China also reportedly banned "PUBG" Dec. 12, following a recent announcement from China's Audio-Video and Digital Publishing Association that "the gladiator-like mentality of the computer game deviates from the values of socialism and is deemed harmful to young consumers."
In this online multiplayer battle game, 100 players are parachuted on an island, where they try to survive. The island keeps shrinking, forcing them to finally face off and kill each other. The last player standing wins. The game can be played by one player or two or more players. If played in team mode, the last surviving team wins. The game is hugely popular in Egypt and the "PUBG" Facebook page has more than 11,700 followers.
Ahmed Karima, a professor of Islamic Comparative Jurisprudence at Al-Azhar University, told Masrawy Nov. 27 that playing "PUBG" is haram, since it leads to acts such as killings and violence. Speaking a day before a debate in the Egyptian parliament on online computer games, he urged a ban on the game.
The next day, Al-Azhar Fatwa Global Center issued a statement, condemning the game as haram on the grounds that it leads to violence, both online and in real life. The statement provided several tips to families, teachers, religious scholars and the youth on how to reduce the bad influence of the game, such as monitoring children who use a computer and the internet.
But Al-Azhar was not able to speak with a single voice on the game’s possible ban through an edict. Acting deputy grand imam of Al-Azhar, Sheikh Saleh Abbas, told Al-Monitor that Al-Azhar could not be expected to issue a fatwa on every controversial video game and other issues of modern life.
He said that the game and its adverse effects is a subject for social and legal experts to discuss, and should the game be deemed harmful for the youth and society, it is the duty of the relevant authorities — teachers, the Ministry of Education, the Ministry of Youth and Sports or the judiciary — to ban it, without the need for a fatwa.
Abbas added that the statement of Al-Azhar Fatwa Global Center merely offered tips for young people, families and teachers on how to deal with the game, and was not a fatwa in the traditional sense.
Parliamentary Housing Committee member Mohammed Ismail agreed with Abbas that a ban of the game was not the responsibility of religious officials but the secular authorities such as the NTRA. He told Al-Monitor, “There are many risks and downfalls in technology, including video games. The government ought to launch awareness campaigns on these dangers, which could also be included in the schools’ curricula because blocking a game is not a solution. Every time a game is blocked, another similar one would emerge. The competent party to assess the perils of a video game is the NTRA.”

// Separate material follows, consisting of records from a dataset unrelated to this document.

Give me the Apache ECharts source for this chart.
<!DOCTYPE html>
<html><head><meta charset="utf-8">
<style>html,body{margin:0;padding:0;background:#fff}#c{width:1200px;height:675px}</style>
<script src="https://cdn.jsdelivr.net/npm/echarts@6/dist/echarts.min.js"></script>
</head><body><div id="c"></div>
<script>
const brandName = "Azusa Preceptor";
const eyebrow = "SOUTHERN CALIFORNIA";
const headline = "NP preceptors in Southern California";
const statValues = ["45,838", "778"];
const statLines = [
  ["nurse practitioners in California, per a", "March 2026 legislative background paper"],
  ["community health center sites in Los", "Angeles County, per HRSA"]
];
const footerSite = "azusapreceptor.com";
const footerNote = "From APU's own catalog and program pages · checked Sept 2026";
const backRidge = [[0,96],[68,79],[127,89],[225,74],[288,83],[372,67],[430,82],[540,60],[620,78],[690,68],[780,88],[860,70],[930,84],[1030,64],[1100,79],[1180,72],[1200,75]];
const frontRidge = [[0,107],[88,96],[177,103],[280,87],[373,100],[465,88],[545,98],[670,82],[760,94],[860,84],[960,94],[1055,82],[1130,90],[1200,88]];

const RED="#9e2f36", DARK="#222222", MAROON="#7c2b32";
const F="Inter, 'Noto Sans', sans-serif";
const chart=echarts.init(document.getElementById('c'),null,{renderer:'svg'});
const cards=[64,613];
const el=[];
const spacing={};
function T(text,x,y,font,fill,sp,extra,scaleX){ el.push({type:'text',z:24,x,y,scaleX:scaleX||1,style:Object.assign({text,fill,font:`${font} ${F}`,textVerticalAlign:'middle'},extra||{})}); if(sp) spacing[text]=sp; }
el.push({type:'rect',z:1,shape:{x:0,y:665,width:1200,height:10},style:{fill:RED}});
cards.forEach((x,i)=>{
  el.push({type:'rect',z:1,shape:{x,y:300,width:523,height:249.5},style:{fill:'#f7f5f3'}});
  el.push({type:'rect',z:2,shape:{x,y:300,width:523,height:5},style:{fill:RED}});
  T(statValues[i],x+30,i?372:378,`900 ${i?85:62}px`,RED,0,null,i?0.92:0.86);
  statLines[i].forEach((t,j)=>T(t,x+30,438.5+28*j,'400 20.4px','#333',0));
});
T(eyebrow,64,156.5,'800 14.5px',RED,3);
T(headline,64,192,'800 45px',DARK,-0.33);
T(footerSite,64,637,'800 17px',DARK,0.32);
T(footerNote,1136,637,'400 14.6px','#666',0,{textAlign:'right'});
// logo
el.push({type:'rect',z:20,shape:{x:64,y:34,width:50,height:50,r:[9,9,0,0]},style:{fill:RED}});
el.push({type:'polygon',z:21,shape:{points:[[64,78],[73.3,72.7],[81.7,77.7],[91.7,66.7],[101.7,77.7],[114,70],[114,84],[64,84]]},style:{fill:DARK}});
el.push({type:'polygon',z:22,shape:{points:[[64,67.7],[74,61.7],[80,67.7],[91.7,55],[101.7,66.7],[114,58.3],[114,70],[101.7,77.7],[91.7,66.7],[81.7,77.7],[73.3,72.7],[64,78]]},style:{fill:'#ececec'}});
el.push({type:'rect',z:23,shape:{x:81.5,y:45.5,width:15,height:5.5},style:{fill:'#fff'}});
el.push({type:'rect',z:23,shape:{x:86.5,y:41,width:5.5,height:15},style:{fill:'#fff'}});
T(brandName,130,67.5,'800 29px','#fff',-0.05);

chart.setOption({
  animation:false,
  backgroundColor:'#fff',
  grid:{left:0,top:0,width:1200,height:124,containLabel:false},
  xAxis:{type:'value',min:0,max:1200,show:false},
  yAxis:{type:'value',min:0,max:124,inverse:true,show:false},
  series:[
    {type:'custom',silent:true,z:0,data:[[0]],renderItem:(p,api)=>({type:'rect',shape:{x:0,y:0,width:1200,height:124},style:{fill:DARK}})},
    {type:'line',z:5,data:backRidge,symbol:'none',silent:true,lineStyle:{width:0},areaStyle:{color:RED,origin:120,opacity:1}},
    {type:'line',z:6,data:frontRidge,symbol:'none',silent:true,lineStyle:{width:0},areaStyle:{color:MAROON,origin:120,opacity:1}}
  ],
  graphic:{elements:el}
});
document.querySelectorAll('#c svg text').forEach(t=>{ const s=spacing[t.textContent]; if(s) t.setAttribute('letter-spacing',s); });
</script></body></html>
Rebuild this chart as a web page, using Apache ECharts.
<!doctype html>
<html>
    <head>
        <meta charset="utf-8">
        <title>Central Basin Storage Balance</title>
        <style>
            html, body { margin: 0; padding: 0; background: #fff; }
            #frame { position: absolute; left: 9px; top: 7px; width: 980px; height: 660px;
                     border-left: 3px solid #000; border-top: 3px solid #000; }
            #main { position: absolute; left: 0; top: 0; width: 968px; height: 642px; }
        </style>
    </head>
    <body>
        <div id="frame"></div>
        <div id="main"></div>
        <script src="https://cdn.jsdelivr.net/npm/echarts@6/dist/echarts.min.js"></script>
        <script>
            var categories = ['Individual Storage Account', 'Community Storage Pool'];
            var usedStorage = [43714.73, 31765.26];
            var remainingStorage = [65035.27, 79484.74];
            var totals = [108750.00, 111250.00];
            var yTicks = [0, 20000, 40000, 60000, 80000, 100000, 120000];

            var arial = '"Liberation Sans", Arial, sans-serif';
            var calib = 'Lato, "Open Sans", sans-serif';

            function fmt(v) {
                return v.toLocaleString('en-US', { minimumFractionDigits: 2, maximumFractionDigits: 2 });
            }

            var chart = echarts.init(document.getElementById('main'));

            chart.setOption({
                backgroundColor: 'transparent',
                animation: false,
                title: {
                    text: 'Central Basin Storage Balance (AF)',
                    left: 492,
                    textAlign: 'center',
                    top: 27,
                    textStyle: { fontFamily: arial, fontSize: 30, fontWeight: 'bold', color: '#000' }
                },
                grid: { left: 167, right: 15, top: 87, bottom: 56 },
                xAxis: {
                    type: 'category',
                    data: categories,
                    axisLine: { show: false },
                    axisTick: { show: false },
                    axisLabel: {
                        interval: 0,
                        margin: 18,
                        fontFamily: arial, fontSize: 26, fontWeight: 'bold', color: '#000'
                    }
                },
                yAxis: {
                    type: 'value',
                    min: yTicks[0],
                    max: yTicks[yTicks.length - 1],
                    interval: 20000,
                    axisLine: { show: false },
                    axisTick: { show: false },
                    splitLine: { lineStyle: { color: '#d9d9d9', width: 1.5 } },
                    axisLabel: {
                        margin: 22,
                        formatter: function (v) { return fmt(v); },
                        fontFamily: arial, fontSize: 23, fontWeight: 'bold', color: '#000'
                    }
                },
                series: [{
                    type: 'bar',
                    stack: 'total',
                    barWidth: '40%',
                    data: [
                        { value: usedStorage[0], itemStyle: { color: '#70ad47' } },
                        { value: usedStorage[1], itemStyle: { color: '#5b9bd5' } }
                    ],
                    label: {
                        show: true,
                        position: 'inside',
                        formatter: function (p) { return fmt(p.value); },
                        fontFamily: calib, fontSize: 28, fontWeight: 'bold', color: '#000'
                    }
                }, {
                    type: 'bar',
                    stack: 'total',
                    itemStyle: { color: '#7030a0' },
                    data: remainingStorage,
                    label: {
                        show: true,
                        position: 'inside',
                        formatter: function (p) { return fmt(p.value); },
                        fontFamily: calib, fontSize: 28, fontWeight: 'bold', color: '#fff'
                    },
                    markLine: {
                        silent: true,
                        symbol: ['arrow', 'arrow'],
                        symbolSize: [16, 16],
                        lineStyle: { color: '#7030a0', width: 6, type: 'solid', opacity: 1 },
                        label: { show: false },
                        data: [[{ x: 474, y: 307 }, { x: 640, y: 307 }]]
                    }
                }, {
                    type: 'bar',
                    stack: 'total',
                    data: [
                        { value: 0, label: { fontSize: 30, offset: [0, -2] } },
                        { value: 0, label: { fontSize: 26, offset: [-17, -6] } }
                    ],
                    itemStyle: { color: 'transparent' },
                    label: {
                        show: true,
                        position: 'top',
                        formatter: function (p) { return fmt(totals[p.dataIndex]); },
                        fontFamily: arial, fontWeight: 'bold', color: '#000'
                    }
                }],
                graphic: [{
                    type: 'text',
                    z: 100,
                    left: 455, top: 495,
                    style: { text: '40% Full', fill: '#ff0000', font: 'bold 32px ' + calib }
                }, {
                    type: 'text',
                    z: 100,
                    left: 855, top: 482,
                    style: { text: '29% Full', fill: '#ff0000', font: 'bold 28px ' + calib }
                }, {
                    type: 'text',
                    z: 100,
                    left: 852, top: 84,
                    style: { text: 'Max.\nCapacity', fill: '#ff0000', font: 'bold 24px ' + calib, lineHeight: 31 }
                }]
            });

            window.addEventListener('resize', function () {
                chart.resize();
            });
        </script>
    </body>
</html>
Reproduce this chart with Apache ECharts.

An NTRA source who asked not to be named told Al-Monitor that the council has yet to receive an official request from parliament to contact Google Play and Apple to block the game for players in Egypt. The source noted that the NTRA does not take decisions based on requests from parliament and Al-Azhar alone, but it would choose a path of action following elaborate research and assessments by a group of experts and researchers on the dangers of the game.
“'PUBG' sparked the same controversy as the 'Blue Whale' game [rumored to lure young players into committing suicide] a few months back,” Mohammed Gundi, an IT expert and host of the "Tech Talk" TV show broadcast on Cairo Centric TV channel, told Al-Monitor.
Yet he was doubtful whether Google Play and Apple would heed the requests to block the game to the Egyptian audience, as they are likely to claim that "PUBG" only has an impact on people who suffer from depression and have a tendency to extremism and violence and lack of awareness. “[Moreover] even if we ban this game, there would be other games that would have the same effect on the players who suffer from depression and have a tendency to conduct violent acts,” Gundi concluded.